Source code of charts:
** begin **

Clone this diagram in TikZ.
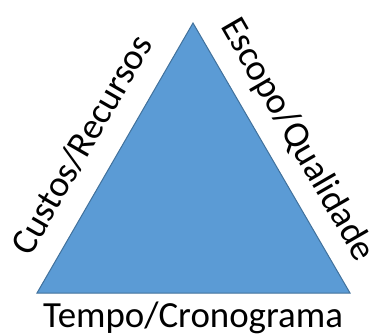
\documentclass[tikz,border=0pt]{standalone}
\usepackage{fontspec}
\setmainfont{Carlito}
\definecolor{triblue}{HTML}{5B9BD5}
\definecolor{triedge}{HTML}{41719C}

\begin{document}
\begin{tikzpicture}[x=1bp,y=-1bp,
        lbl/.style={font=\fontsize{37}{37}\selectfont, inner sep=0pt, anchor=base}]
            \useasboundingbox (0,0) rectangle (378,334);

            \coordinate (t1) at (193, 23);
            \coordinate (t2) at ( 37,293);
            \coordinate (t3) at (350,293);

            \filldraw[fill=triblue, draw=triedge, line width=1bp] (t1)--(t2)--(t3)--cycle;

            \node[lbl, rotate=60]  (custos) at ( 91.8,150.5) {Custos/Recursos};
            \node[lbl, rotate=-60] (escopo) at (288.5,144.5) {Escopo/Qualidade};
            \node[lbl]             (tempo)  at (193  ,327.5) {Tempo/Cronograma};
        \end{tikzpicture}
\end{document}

** end **
** begin **

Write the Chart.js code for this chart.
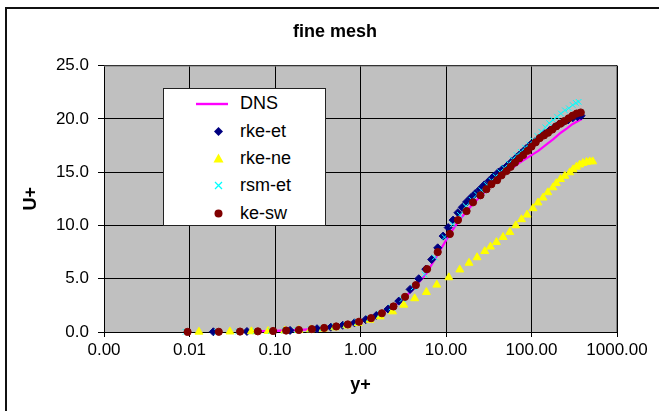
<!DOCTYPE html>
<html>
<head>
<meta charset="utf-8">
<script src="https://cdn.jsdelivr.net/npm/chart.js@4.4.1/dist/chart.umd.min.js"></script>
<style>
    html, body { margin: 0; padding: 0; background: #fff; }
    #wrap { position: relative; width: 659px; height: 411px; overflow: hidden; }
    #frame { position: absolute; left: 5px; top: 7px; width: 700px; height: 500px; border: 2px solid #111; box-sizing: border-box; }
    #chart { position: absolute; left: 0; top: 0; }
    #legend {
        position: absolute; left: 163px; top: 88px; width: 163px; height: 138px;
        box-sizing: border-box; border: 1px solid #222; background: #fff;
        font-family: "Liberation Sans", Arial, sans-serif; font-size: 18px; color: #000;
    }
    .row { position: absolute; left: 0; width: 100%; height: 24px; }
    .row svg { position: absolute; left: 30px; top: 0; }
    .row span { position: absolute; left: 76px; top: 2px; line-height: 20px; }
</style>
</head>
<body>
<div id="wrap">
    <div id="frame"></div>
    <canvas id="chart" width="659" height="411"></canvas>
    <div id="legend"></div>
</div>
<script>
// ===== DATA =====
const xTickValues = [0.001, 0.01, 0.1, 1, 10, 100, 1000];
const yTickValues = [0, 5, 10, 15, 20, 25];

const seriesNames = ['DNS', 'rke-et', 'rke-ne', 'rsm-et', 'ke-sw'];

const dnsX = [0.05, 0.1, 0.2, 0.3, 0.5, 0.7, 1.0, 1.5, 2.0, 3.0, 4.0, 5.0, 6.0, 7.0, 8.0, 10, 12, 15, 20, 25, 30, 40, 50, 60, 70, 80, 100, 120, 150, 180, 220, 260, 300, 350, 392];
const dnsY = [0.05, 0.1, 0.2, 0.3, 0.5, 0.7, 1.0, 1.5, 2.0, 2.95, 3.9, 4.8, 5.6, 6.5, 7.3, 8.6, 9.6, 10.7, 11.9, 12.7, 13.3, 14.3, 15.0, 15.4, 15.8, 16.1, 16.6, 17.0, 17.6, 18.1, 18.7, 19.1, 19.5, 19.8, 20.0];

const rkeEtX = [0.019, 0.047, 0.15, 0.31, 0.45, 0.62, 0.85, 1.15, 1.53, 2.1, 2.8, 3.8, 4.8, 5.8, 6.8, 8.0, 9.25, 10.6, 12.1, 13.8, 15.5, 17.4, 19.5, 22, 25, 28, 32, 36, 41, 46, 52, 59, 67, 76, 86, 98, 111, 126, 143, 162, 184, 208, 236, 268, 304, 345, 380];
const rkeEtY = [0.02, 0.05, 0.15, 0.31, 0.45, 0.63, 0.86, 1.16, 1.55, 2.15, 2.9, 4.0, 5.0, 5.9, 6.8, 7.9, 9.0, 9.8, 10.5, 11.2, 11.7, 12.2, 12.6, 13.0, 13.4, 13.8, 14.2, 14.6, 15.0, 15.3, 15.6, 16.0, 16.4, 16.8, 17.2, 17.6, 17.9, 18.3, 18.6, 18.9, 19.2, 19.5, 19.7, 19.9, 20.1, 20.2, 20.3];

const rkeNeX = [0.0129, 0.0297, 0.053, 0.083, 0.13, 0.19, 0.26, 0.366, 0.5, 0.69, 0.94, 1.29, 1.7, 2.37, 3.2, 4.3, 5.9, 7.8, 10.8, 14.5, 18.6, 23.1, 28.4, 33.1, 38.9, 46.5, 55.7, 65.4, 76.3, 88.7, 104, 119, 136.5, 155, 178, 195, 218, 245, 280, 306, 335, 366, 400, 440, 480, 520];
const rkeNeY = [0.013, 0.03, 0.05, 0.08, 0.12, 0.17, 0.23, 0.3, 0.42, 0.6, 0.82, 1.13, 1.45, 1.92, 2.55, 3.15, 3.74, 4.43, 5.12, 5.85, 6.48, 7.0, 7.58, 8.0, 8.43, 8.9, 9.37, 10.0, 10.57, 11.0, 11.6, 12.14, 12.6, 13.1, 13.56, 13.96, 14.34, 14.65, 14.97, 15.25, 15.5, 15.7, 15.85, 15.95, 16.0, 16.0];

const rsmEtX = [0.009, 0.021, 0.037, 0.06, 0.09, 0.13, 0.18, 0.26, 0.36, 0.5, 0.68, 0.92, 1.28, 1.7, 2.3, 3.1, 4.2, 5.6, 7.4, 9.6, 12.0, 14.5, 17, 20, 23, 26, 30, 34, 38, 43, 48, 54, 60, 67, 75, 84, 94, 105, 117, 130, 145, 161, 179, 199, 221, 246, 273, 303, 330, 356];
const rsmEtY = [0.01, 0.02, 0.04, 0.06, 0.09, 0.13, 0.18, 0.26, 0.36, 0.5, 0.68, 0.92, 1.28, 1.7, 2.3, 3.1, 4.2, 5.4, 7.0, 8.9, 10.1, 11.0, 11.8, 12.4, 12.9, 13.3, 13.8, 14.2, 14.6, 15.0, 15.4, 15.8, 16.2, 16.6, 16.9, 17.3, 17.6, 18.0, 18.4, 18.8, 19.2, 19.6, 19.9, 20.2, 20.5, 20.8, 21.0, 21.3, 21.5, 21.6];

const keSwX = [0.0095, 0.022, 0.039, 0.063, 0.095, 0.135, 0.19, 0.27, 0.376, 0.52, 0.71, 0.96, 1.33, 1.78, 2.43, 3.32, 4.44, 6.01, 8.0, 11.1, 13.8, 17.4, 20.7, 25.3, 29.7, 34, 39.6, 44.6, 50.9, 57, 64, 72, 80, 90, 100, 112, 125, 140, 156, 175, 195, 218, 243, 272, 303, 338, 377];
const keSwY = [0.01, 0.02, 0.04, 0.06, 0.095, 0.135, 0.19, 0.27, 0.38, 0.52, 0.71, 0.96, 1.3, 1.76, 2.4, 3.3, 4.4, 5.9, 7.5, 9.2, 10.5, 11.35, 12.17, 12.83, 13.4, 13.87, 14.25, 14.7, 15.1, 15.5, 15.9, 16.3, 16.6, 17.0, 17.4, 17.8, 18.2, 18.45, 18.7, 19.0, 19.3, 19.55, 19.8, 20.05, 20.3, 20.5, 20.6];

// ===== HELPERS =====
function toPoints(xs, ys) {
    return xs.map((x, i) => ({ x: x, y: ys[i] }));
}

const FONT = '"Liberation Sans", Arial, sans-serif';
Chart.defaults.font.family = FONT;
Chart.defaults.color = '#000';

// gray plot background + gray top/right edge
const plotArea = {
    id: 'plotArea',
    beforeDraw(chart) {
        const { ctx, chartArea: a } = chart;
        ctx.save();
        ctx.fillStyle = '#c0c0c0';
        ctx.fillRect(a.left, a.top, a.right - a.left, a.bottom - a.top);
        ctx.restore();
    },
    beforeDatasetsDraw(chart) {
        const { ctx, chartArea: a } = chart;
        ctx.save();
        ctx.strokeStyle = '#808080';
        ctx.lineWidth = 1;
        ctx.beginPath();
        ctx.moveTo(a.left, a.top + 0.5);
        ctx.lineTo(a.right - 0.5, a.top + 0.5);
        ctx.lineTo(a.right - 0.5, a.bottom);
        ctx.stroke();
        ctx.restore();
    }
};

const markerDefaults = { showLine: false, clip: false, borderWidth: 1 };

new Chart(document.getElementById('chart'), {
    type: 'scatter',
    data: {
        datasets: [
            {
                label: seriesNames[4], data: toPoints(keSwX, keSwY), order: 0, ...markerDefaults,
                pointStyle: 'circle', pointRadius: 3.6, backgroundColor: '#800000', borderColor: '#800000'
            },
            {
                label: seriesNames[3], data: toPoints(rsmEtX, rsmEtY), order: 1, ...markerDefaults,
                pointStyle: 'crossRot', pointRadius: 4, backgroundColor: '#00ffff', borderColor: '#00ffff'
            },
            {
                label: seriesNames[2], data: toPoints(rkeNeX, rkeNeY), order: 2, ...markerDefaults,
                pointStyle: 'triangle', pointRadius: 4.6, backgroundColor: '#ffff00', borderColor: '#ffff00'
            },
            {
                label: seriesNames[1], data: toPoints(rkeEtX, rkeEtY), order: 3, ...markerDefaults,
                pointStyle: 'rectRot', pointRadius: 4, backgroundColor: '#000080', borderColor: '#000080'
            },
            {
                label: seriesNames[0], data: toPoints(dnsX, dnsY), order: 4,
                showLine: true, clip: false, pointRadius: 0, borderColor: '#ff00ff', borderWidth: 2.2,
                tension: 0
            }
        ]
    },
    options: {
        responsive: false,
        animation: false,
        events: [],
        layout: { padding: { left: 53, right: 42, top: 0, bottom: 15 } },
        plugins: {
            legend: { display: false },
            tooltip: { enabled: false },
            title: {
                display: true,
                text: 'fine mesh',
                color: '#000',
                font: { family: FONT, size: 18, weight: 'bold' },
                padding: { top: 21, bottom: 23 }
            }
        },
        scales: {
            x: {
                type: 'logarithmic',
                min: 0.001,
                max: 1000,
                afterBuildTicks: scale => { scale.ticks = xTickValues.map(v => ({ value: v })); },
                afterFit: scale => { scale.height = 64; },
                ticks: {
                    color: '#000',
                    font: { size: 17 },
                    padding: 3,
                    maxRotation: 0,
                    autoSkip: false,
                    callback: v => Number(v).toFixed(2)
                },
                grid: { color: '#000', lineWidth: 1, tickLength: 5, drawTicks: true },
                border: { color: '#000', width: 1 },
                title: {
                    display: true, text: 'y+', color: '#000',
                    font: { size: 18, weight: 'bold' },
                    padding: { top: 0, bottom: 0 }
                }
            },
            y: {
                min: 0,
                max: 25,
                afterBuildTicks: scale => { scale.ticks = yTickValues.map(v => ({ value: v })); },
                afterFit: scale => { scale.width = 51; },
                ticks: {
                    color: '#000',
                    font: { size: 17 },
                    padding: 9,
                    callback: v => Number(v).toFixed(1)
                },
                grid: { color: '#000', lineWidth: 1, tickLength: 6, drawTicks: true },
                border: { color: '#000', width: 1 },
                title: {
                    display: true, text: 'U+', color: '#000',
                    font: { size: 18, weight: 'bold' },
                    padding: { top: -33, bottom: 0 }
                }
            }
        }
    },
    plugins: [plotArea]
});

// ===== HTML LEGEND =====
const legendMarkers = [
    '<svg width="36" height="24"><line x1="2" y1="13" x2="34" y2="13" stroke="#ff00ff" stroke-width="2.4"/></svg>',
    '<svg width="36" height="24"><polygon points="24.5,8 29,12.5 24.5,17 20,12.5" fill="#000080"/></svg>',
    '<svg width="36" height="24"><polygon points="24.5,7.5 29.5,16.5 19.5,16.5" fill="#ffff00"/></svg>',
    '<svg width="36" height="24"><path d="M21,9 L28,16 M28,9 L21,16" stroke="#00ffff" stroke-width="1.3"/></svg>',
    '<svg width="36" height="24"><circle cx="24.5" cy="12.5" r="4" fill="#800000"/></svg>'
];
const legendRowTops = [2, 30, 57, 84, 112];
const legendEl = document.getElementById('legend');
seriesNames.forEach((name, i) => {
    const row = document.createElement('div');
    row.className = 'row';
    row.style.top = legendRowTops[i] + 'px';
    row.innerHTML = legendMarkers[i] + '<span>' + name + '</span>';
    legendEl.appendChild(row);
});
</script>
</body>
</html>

** end **
** begin **

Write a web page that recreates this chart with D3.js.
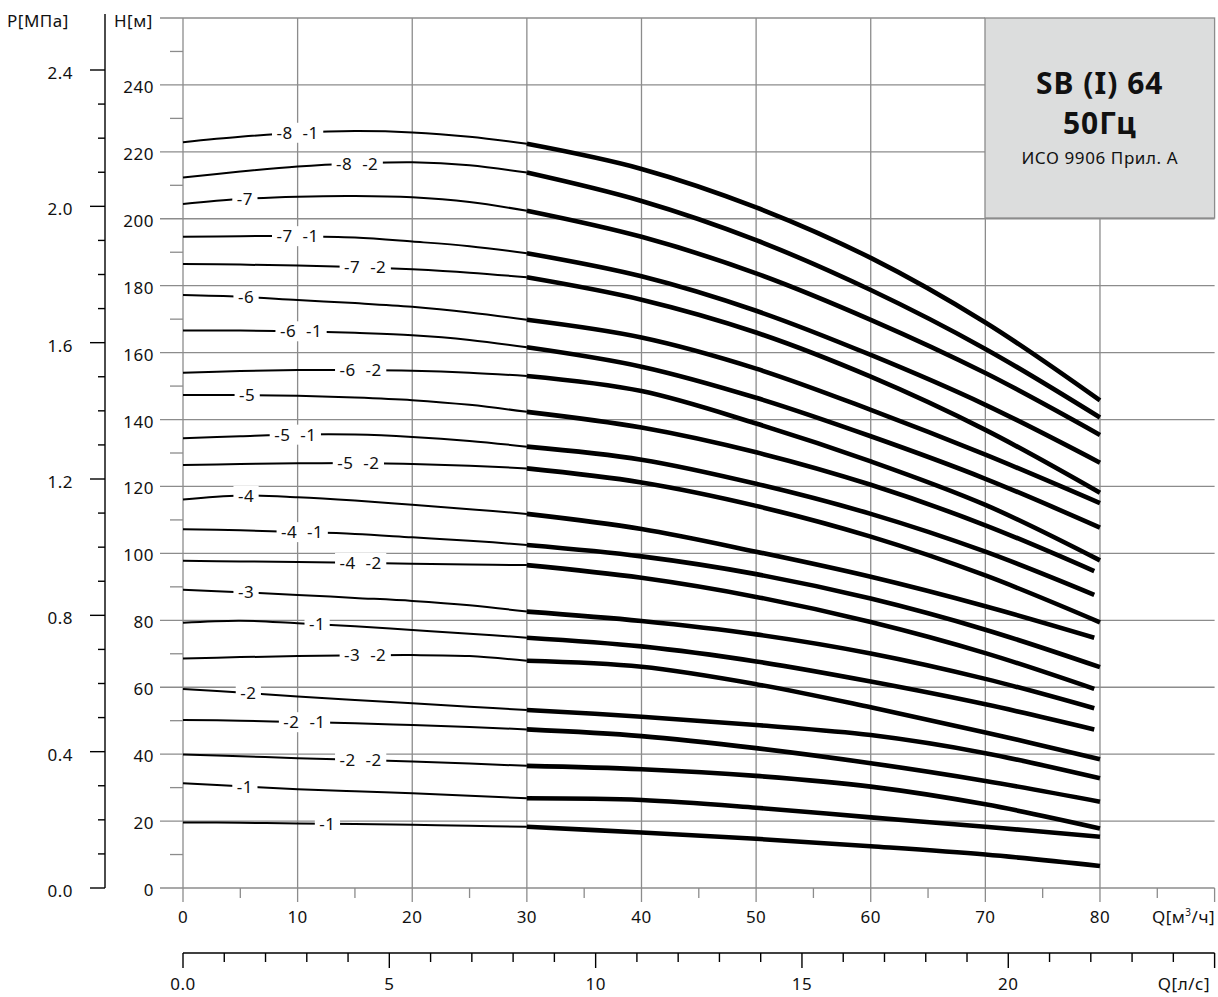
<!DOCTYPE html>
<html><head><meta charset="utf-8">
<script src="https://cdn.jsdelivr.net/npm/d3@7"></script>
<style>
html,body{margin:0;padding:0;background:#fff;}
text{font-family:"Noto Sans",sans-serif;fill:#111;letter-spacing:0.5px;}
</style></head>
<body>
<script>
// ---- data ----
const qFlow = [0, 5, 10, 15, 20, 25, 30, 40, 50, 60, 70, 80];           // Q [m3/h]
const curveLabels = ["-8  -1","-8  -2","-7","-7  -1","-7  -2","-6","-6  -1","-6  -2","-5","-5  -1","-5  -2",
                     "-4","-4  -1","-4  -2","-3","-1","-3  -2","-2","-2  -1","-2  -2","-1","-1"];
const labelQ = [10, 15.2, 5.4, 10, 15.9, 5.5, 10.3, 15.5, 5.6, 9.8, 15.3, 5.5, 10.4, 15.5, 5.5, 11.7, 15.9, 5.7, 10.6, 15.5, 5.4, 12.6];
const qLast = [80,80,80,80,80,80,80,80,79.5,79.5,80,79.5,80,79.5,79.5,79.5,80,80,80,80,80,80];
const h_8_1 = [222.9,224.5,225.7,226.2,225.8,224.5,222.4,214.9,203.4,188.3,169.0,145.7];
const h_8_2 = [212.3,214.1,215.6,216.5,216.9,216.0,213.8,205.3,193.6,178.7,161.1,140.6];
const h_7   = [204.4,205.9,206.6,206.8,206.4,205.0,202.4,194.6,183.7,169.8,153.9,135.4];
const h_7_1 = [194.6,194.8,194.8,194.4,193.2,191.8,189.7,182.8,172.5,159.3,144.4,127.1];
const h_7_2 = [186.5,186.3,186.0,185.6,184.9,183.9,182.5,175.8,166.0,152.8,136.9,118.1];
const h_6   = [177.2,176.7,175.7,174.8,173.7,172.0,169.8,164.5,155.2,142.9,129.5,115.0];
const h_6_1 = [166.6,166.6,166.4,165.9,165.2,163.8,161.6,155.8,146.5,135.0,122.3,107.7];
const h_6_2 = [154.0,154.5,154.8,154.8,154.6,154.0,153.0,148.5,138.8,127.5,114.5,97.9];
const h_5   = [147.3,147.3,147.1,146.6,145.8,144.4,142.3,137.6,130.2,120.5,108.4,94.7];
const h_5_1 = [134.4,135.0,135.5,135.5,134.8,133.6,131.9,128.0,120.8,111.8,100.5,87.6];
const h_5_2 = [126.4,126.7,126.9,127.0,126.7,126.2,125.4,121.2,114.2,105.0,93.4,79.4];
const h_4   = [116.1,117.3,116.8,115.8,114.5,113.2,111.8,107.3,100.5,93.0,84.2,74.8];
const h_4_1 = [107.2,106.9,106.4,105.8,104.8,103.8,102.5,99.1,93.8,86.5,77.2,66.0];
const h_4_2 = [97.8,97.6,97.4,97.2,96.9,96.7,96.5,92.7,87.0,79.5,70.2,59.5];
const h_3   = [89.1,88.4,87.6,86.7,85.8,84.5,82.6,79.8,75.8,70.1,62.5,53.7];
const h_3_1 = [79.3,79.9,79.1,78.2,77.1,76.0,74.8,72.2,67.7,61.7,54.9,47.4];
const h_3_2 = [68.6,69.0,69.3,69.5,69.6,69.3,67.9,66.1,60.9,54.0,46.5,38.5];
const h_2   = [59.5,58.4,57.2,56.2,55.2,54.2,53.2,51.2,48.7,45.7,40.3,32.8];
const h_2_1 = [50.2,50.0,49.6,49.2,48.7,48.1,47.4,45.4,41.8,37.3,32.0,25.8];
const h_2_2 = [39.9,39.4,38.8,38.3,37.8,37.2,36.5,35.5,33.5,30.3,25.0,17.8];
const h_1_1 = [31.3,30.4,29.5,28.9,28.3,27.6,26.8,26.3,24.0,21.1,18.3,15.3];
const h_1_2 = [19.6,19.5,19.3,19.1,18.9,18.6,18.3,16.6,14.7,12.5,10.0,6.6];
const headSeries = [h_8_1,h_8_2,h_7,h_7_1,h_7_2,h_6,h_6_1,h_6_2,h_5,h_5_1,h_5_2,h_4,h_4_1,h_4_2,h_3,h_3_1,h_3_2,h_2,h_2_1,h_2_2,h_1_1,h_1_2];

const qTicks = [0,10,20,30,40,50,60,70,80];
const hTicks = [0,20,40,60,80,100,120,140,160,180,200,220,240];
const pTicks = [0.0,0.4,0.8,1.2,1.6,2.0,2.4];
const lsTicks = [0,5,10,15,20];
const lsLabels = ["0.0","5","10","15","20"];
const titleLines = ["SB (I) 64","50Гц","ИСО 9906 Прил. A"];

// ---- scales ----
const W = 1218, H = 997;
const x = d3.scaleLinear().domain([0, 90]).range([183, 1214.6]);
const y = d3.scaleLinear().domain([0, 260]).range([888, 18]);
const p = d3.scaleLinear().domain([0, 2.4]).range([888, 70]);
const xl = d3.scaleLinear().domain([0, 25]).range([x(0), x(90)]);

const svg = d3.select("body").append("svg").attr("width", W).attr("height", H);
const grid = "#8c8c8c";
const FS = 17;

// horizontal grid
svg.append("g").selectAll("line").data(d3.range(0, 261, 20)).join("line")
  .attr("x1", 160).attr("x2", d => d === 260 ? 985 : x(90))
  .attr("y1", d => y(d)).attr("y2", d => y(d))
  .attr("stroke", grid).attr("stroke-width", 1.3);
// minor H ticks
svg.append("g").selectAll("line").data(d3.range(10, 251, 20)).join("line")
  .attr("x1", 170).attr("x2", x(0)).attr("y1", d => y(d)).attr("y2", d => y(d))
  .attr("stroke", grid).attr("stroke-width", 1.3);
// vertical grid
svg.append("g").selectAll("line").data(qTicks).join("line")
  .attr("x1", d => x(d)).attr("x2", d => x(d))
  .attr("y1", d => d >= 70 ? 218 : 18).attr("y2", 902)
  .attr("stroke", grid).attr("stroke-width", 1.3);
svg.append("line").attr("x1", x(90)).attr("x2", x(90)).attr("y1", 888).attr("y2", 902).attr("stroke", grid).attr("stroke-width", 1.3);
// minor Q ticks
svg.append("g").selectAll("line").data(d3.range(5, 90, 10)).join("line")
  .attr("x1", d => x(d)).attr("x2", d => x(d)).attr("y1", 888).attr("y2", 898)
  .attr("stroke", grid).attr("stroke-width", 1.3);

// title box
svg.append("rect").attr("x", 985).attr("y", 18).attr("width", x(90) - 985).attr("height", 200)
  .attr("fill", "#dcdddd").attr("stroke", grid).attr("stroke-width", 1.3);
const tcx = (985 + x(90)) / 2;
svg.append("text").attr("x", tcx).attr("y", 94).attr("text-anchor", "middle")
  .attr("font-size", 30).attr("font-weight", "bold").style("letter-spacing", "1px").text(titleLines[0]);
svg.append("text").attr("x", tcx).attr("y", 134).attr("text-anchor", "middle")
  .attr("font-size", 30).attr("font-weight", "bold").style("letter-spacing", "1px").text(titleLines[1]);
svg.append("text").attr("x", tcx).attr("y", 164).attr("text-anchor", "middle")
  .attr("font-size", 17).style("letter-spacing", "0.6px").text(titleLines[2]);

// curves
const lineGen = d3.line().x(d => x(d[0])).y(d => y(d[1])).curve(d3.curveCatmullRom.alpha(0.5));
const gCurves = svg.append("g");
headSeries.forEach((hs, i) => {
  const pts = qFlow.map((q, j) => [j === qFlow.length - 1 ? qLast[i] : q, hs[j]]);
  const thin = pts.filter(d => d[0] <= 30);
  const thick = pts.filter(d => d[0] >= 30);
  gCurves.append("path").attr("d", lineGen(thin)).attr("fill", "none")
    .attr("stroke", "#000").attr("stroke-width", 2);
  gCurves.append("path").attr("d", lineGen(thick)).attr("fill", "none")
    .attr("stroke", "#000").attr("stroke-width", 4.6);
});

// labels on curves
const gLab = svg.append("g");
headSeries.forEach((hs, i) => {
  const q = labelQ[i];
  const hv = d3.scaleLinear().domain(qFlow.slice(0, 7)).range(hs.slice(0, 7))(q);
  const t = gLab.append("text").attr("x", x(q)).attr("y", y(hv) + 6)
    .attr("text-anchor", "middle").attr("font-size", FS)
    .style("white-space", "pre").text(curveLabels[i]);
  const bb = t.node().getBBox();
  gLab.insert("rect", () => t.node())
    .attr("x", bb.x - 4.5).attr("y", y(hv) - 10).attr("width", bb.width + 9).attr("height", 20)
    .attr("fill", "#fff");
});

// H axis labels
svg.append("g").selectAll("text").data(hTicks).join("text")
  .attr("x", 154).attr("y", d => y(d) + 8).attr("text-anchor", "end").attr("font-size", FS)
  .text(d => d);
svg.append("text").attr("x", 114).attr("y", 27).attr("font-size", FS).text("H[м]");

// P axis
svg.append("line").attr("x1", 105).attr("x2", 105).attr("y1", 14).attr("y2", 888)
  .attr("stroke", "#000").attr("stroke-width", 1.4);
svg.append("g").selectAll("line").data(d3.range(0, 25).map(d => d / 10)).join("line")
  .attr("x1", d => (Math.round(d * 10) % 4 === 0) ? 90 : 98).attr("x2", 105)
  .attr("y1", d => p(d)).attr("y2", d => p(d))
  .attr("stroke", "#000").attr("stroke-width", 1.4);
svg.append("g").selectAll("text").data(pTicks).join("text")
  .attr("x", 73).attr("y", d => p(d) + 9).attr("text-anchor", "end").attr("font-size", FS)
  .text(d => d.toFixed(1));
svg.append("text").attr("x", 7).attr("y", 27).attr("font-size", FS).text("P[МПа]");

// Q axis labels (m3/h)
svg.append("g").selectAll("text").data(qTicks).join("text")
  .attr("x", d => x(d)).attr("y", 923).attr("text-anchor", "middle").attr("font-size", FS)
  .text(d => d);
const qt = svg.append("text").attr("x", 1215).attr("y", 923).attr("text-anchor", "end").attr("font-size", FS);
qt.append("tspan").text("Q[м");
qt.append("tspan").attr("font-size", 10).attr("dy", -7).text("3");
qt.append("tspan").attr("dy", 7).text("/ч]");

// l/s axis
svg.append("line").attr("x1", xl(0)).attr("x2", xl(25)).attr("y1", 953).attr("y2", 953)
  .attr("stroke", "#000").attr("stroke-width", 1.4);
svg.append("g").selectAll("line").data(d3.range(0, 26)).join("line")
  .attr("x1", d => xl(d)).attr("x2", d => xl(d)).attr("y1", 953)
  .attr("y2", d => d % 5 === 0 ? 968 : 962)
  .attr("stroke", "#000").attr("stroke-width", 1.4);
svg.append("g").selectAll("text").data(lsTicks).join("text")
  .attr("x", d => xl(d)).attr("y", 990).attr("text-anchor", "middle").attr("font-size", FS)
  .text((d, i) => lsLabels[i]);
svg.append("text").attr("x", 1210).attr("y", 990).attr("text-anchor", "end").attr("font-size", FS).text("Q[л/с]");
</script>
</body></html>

** end **

**GIVEN PROBLEM:** In the listing above, find the line with "Clone this diagram in TikZ." and the line with "line width=1bp] (t1)--(t2)--(t3)--cycle;". Set down both and every line between them, minus the pictures.

**THE RESULT:**
Clone this diagram in TikZ.
\documentclass[tikz,border=0pt]{standalone}
\usepackage{fontspec}
\setmainfont{Carlito}
\definecolor{triblue}{HTML}{5B9BD5}
\definecolor{triedge}{HTML}{41719C}

\begin{document}
\begin{tikzpicture}[x=1bp,y=-1bp,
        lbl/.style={font=\fontsize{37}{37}\selectfont, inner sep=0pt, anchor=base}]
            \useasboundingbox (0,0) rectangle (378,334);

            \coordinate (t1) at (193, 23);
            \coordinate (t2) at ( 37,293);
            \coordinate (t3) at (350,293);

            \filldraw[fill=triblue, draw=triedge, line width=1bp] (t1)--(t2)--(t3)--cycle;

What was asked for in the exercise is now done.